Surgiu, entretanto, um obstáculo temporário. A madrinha de Eugênia, a fazendeira que lhe mandara um dia a opala, que a moça admirou namorando ao mesmo tempo os olhos do futuro noivo, a madrinha de Eugênia adoeceu gravemente, menos ainda da moléstia que a acometeu que dos anos que lhe pesavam nos ombros. Era senhora rica, viúva, flanqueada por duas sobrinhas solteiras, uma cunhada, um primo, dous filhos destes e uma vintena de afilhados. Já daqui se pode inferir a estreiteza das esperanças de Camargo. Posto que ele não tivesse nunca preterido os deveres que lhe impunha o vínculo espiritual, dando à fazendeira todas as provas possíveis de um grande afeto, ainda assim era de recear que a última vontade da moribunda não trouxesse o cunho da estrita justiça, ou, quando menos, de razoável equidade. Nestas circunstâncias, a viagem a Cantagalo era urgentíssima, e cumpria realizá-la à custa dos maiores incômodos. Todo o incômodo é aprazível quando termina em legado. Camargo não perdia a esperança desse desenlace igualmente afetuoso e pecuniário. Resolveu ir com a família toda, e avisou por carta ao futuro genro.

Estácio estimou o obstáculo, mas não contou com o que ele trazia no bojo. Chegando ao Rio Comprido achou aflitos o médico e D. Tomásia; Eugênia recusava sair da Corte. Em vão lhe mostravam a conveniência de corresponder, em ocasião tão grave, à afeição da madrinha; debalde lhe diziam que era ser ingrata não ir recolher o último suspiro da venerável senhora, sua mãe espiritual. Eugênia recusava a pés juntos.

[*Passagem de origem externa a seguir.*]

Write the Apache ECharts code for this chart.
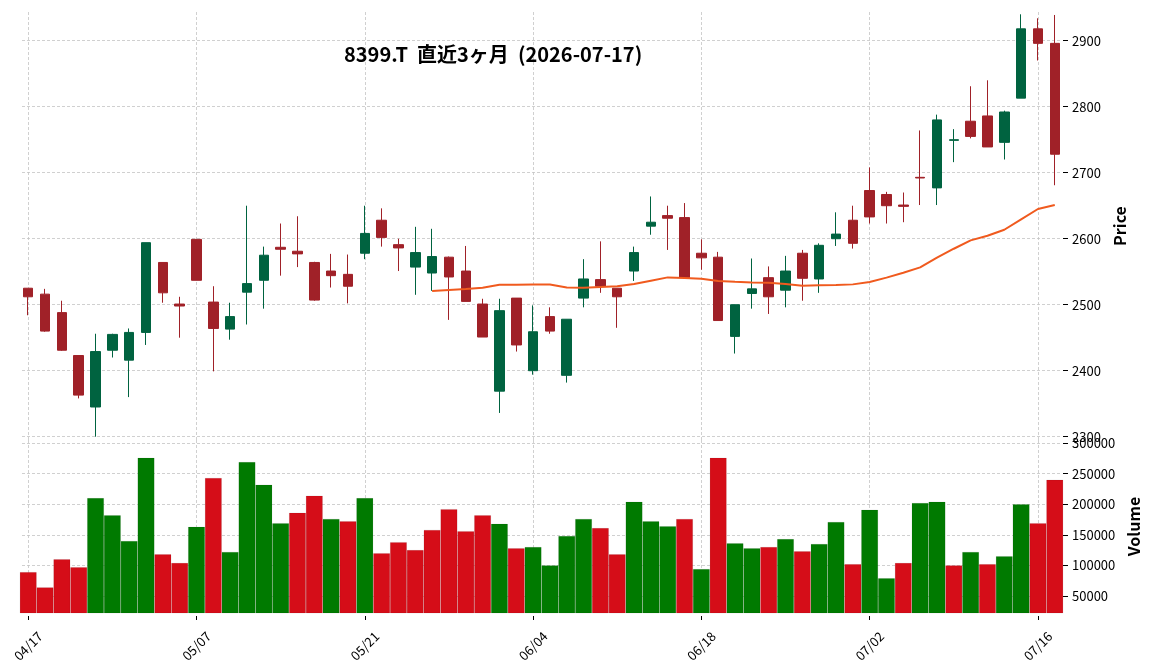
<!DOCTYPE html>
<html><head><meta charset="utf-8">
<script src="https://cdn.jsdelivr.net/npm/echarts@6/dist/echarts.min.js"></script>
<style>html,body{margin:0;padding:0;background:#fff}#c{width:1152px;height:670px}</style>
</head><body><div id="c"></div>
<script>
const dates = ['04/17','04/20','04/21','04/22','04/23','04/24','04/27','04/28','04/30','05/01',
  '05/07','05/08','05/11','05/12','05/13','05/14','05/15','05/18','05/19','05/20',
  '05/21','05/22','05/25','05/26','05/27','05/28','05/29','06/01','06/02','06/03',
  '06/04','06/05','06/08','06/09','06/10','06/11','06/12','06/15','06/16','06/17',
  '06/18','06/19','06/22','06/23','06/24','06/25','06/26','06/29','06/30','07/01',
  '07/02','07/03','07/06','07/07','07/08','07/09','07/10','07/13','07/14','07/15',
  '07/16','07/17'];
const opens = [2525,2516,2488,2423,2345,2431,2416,2458,2564,2501,
  2599,2504,2463,2519,2537,2587,2581,2564,2551,2546,
  2578,2628,2591,2557,2548,2572,2551,2501,2369,2510,
  2400,2482,2393,2510,2538,2525,2551,2619,2635,2632,
  2578,2572,2452,2517,2541,2522,2578,2539,2600,2628,
  2673,2667,2651,2693,2677,2749,2778,2786,2746,2813,
  2918,2896];
const highs = [2525,2524,2506,2423,2456,2456,2464,2594,2564,2512,
  2599,2528,2503,2650,2588,2623,2634,2565,2577,2576,
  2650,2646,2600,2618,2615,2573,2589,2509,2509,2510,
  2499,2496,2478,2569,2596,2525,2588,2664,2650,2654,
  2599,2580,2500,2570,2558,2574,2583,2593,2640,2650,
  2708,2671,2670,2764,2788,2766,2831,2840,2794,2940,
  2934,2939];
const lows = [2484,2459,2430,2358,2300,2420,2360,2439,2503,2450,
  2537,2399,2447,2470,2494,2544,2557,2506,2526,2502,
  2569,2588,2551,2515,2521,2477,2505,2451,2336,2429,
  2394,2456,2382,2496,2518,2465,2536,2606,2583,2541,
  2553,2476,2426,2494,2486,2496,2506,2518,2589,2585,
  2623,2623,2625,2651,2651,2716,2752,2739,2720,2813,
  2870,2681];
const closes = [2512,2460,2431,2363,2429,2455,2458,2594,2518,2498,
  2537,2464,2482,2532,2575,2584,2577,2507,2544,2528,
  2608,2602,2586,2579,2573,2542,2505,2451,2491,2439,
  2459,2460,2478,2539,2528,2512,2579,2625,2631,2541,
  2571,2476,2500,2524,2512,2551,2540,2590,2607,2593,
  2633,2650,2649,2692,2780,2750,2755,2739,2792,2918,
  2896,2728];
const volumes = [89000,64000,110000,97000,210000,182000,140000,276000,118000,104000,
  163000,243000,122000,269000,232000,169000,186000,214000,176000,172000,
  210000,120000,138000,125000,158000,192000,156000,182000,168000,128000,
  130000,100000,148000,176000,161000,118000,204000,172000,164000,176000,
  94000,276000,136000,128000,130000,143000,123000,135000,171000,102000,
  191000,79000,104000,202000,204000,100000,122000,102000,115000,200000,
  169000,240000];
const ma25 = [null,null,null,null,null,null,null,null,null,null,
  null,null,null,null,null,null,null,null,null,null,
  null,null,null,null,2520.7,2522.2,2523.7,2525.8,2530.3,2530.3,
  2530.5,2530.5,2526,2525.8,2526.8,2527.8,2531.3,2536.4,2541.4,2540.4,
  2539.4,2535.9,2534.8,2533.8,2533.3,2531.3,2528.8,2529.3,2529.8,2530.8,
  2534.3,2541,2548.5,2556.6,2571.2,2584.8,2597.5,2604.5,2613.6,2629.3,
  2645,2651];
const priceTicks = [2300,2400,2500,2600,2700,2800,2900];
const volumeTicks = [50000,100000,150000,200000,250000,300000];
const dateTickIdx = [0,10,20,30,40,50,60];
const titleText = '8399.T  直近3ヶ月  (2026-07-17)';

const FONT = "'Noto Sans CJK JP', 'Noto Sans', sans-serif";
const UP = '#006340', DOWN = '#A02128';
const VUP = '#007a00', VDOWN = '#d50d18';
const gridLine = {show: true, lineStyle: {color: '#c4c4c4', width: 0.8, type: [3, 2]}};

const candleData = dates.map((d, i) => [i, opens[i], closes[i], lows[i], highs[i]]);
const volData = volumes.map((v, i) => ({
  value: [i, v],
  itemStyle: {color: (i > 0 && closes[i] > closes[i - 1]) ? VUP : VDOWN}
}));
const maData = ma25.map((v, i) => [i, v]).filter(p => p[1] !== null);

const chart = echarts.init(document.getElementById('c'), null, {renderer: 'canvas'});
const xCommon = {
  type: 'value', min: -0.37, max: 61.37,
  axisLine: {show: false, onZero: false},
  splitLine: gridLine
};
const plain = v => String(Math.round(v));
chart.setOption({
  animation: false,
  backgroundColor: '#fff',
  title: {
    text: titleText, left: 339, top: 39,
    textStyle: {fontFamily: FONT, fontSize: 20, fontWeight: 'bold', color: '#000'}
  },
  grid: [
    {left: 22, right: 91, top: 12, height: 428},
    {left: 22, right: 91, top: 440, height: 173}
  ],
  xAxis: [
    Object.assign({}, xCommon, {
      gridIndex: 0,
      axisTick: {show: false, customValues: dateTickIdx},
      axisLabel: {show: false, customValues: dateTickIdx}
    }),
    Object.assign({}, xCommon, {
      gridIndex: 1, offset: 3,
      axisTick: {show: true, length: 4, customValues: dateTickIdx, lineStyle: {color: '#000', width: 1}},
      axisLabel: {
        show: true, customValues: dateTickIdx, rotate: 45, margin: 30,
        align: 'center', verticalAlign: 'middle',
        fontFamily: FONT, fontSize: 13, color: '#000',
        formatter: v => dates[Math.round(v)]
      }
    })
  ],
  yAxis: [
    {
      type: 'value', gridIndex: 0, position: 'right', min: 2295, max: 2943.5, offset: 2,
      axisLine: {show: false, onZero: false},
      axisTick: {show: true, length: 5, customValues: priceTicks, lineStyle: {color: '#000'}},
      axisLabel: {customValues: priceTicks, fontFamily: FONT, fontSize: 13, color: '#000', margin: 9, formatter: plain},
      splitLine: gridLine,
      name: 'Price', nameLocation: 'middle', nameRotate: 90, nameGap: 43,
      nameTextStyle: {fontFamily: FONT, fontSize: 16, fontWeight: 'bold', color: '#000'}
    },
    {
      type: 'value', gridIndex: 1, position: 'right', min: 22000, max: 305000, offset: 2,
      axisLine: {show: false, onZero: false},
      axisTick: {show: true, length: 5, customValues: volumeTicks, lineStyle: {color: '#000'}},
      axisLabel: {customValues: volumeTicks, fontFamily: FONT, fontSize: 13, color: '#000', margin: 9, formatter: plain},
      splitLine: gridLine,
      name: 'Volume', nameLocation: 'middle', nameRotate: 90, nameGap: 58,
      nameTextStyle: {fontFamily: FONT, fontSize: 16, fontWeight: 'bold', color: '#000'}
    }
  ],
  series: [
    {
      type: 'bar', xAxisIndex: 1, yAxisIndex: 1, data: volData, barWidth: 16.9,
      itemStyle: {borderColor: 'rgba(0,0,0,0.12)', borderWidth: 0.6}
    },
    {
      type: 'candlestick', xAxisIndex: 0, yAxisIndex: 0, data: candleData,
      encode: {x: 0, y: [1, 2, 3, 4]}, barWidth: 10,
      itemStyle: {color: UP, color0: DOWN, borderColor: UP, borderColor0: DOWN, borderWidth: 1}
    },
    {
      type: 'line', xAxisIndex: 0, yAxisIndex: 0, data: maData, showSymbol: false,
      lineStyle: {color: '#F05A1E', width: 2}, z: 5
    }
  ]
});
</script></body></html>
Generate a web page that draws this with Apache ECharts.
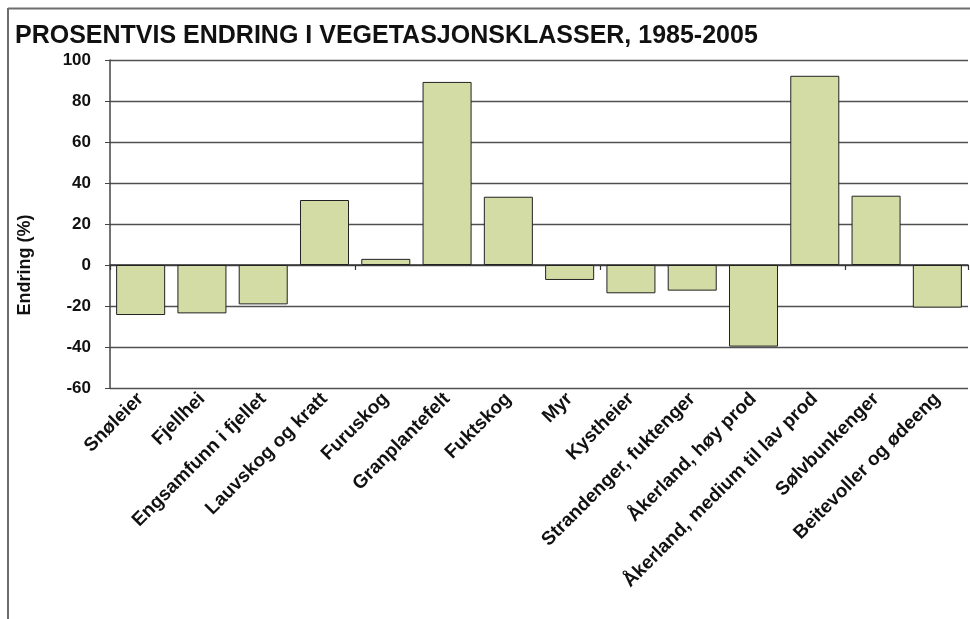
<!DOCTYPE html>
<html>
<head>
<meta charset="utf-8">
<title>Prosentvis endring i vegetasjonsklasser</title>
<script src="https://cdn.jsdelivr.net/npm/echarts@6/dist/echarts.min.js"></script>
<style>
  html, body { margin: 0; padding: 0; background: #ffffff; }
  #chart { width: 970px; height: 619px; }
</style>
</head>
<body>
<div id="chart"></div>
<script>
// Vegetation classes and their percentage change 1985-2005
const categories = [
  'Snøleier',
  'Fjellhei',
  'Engsamfunn i fjellet',
  'Lauvskog og kratt',
  'Furuskog',
  'Granplantefelt',
  'Fuktskog',
  'Myr',
  'Kystheier',
  'Strandenger, fuktenger',
  'Åkerland, høy prod',
  'Åkerland, medium til lav prod',
  'Sølvbunkenger',
  'Beitevoller og ødeeng'
];
const changePercent = [
  -24.4, -23.6, -19.2, 31.7, 3.0, 89.3, 33.3,
  -7.3, -13.8, -12.5, -39.8, 92.3, 33.8, -20.8
];
const yTicks = { min: -60, max: 100, step: 20 };

const FONT = "'Liberation Sans', Arial, sans-serif";

const chart = echarts.init(document.getElementById('chart'), null, { renderer: 'canvas' });

chart.setOption({
  backgroundColor: '#ffffff',
  animation: false,
  title: {
    text: 'PROSENTVIS ENDRING I VEGETASJONSKLASSER, 1985-2005',
    left: 10,
    top: 19,
    textStyle: { fontFamily: FONT, fontSize: 25, fontWeight: 'bold', color: '#111' }
  },
  grid: { left: 110, right: 2, top: 60, bottom: 231, containLabel: false },
  graphic: [
    // page frame: top and left rules
    { type: 'line', shape: { x1: 8, y1: 8.5, x2: 970, y2: 8.5 }, style: { stroke: '#6d6d6d', lineWidth: 2 } },
    { type: 'line', shape: { x1: 8, y1: 8, x2: 8, y2: 619 }, style: { stroke: '#6d6d6d', lineWidth: 2 } },
    // y-axis title
    {
      type: 'text', x: 25, y: 265, rotation: Math.PI / 2,
      style: {
        text: 'Endring (%)', fontFamily: FONT, fontSize: 18, fontWeight: 'bold',
        fill: '#111', align: 'center', verticalAlign: 'middle'
      }
    }
  ],
  xAxis: [
    {
      // category labels along the bottom of the plot
      type: 'category',
      data: categories,
      position: 'bottom',
      axisLine: { show: false, onZero: false },
      axisTick: { show: false },
      axisLabel: {
        interval: 0, rotate: 45, margin: 8,
        fontFamily: FONT, fontSize: 19, fontWeight: 'bold', color: '#111'
      }
    },
    {
      // zero line with ticks between the categories
      type: 'category',
      data: categories,
      position: 'bottom',
      axisLine: { show: true, onZero: true, lineStyle: { color: '#333', width: 1.5 } },
      axisTick: { show: true, inside: false, length: 5, lineStyle: { color: '#333', width: 1.2 } },
      axisLabel: { show: false }
    }
  ],
  yAxis: {
    type: 'value',
    min: yTicks.min,
    max: yTicks.max,
    interval: yTicks.step,
    axisLine: { show: true, lineStyle: { color: '#444', width: 1.5 } },
    axisTick: { show: true, length: 5, lineStyle: { color: '#444', width: 1 } },
    axisLabel: { margin: 19, fontFamily: FONT, fontSize: 17, fontWeight: 'bold', color: '#111' },
    splitLine: { show: true, lineStyle: { color: '#505050', width: 1.3 } }
  },
  series: [{
    type: 'bar',
    xAxisIndex: 0,
    data: changePercent,
    barCategoryGap: '20%',
    itemStyle: { color: '#d4dca6', borderColor: '#222', borderWidth: 1 }
  }]
});
</script>
</body>
</html>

Assistiu o noivo à última fase da luta entre os pais e a filha. Esta trazia os olhos vermelhos de chorar; batia com as mãos uma na outra, declarando que só iria à força. Estácio procurou chamá-la à razão, apoiando as reflexões do pai, sem alcançar mais do que ele. Enfim, Eugênia pôs uma condição à sua aquiescência:

- Irei, se o Dr. Estácio for conosco.

Camargo aprovou a condição in petto; verbalmente, opôs-se ao sacrifício. Estácio enfiara; posto entre a espada e a parede, já a viagem de Eugênia lhe parecia supérflua.

- Acompanha-nos? - insistiu a moça.

- Não é possível - acudiu o médico - tamanho incômodo por um simples capricho...

- Pois então não vou!

Dona Tomásia ficou um tanto vexada com a teima de Eugênia. Estácio mordia o lábio, olhando para a moça, cujo rosto o interrogava instantemente. Venceu-o o decoro; considerando Eugênia sua mulher, quis cortar por uma cena que lhe parecia ridícula.

- Acompanhá-los-ei - disse ele, sem entusiasmo.

A solução era favorável a todos; os três aceitaram de boa feição. Marcou-se a viagem para dous dias depois. Dona Úrsula, apesar dos bons olhos com que via o casamento, achou desnecessária a ida do sobrinho, mas não empreendeu dissuadi-lo. Helena aprovou tudo. Ele fez sentir às duas parentas a extensão do sacrifício, e esteve a ponto de retirar a palavra. Era tarde. A última noite passada em Andaraí foi cruel para ele; as horas voaram ligeiras como nunca. Como devia sair no dia seguinte, logo cedo, ali mesmo se despediu da tia e da irmã, despedida de alguns dias que lhe custou como se fora de anos. Prometeu, entretanto, que o regresso seria breve.

O que ele não podia prometer era conjurar o drama que se lhes preparava, drama que ia enfim desenvolver-se, intenso, funesto e irremediável - do qual não o consolariam jamais nem as doçuras da paz doméstica, nem as glórias da vida pública.